Most Christians are reluctant to think of themselves as members of a multibusiness corporation with branches in far-flung parts of the country, or even of the world. The thought is repugnant to them.

They assert loudly that the church is a spiritual entity, not a business enterprise; an organism, not an organization; the body of Christ, not an institution. Its leaders are servants of God, not merely professionals paid to do a job.

If only this were always true.

We live in a time, however, when the church has both a spiritual form and an institutional form, with one or the other always dominant. The renewal movement of the 60s and 70s attempted to replace the institutional church with a new model of the church as a people, a community, a vital body of witnessing disciples. It taught the priesthood and giftedness of every believer. Christians everywhere rejoiced, for this movement was the Spirit triumphantly breaking out of institutional walls. Laypersons were being freed for ministry.

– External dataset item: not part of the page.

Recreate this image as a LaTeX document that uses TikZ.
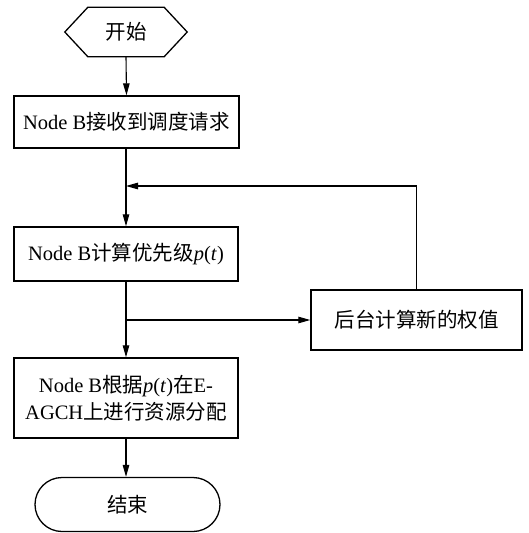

Now, several decades later, what is most visible is the growing number of professionals on church staffs and a laity that has meekly subsided into the pews.

And this trend is growing. The church more often ap-pears as a bustling institution with efficient, effective hired professionals at its helm than as Christ’s glorious body of faithful believers, in which each and every member is a minister. Can the church survive the growing gap between professional and layperson?

Give us a king, said the Israelites

At the time of the prophet Samuel, the Israelites begged God for a professional leader, a king. They wanted to be like the other nations who had a king to unite their military forces and lead them into battle. The Lord warned them that centralization of power in a king would result in tyrannical oppression. God was their king; they needed no other. Becoming a nation would threaten their identity as the people of God. But they didn’t listen.

The contemporary Christian community may not have pestered God for professional leaders as openly and zealously as Israel did, but some parallels exist. The church takeover by professionals came slowly, subtly. As Sunday schools and other activities for all age groups developed, as more and varied types of services and ministries were offered, each required organization, management and strategies for funding and leadership. So, congregations added personnel almost without question, except for the matter of paying the salaries of such staff members. Business enterprises and other secular institutions functioned more successfully with hired personnel. Volunteer ism no longer could handle the church’s needs. Why not join the trend?

Doors, which opened only a crack at first to admit paid professionals, swung wide as the idea of a professional clergy became more comfortable. The Christian community saw in such leaders the solution to wider ministry in an increasingly complex society and to a membership caught in its own pursuits. The church as an institution and as the body of Christ clearly needed full-time and professionally trained leadership.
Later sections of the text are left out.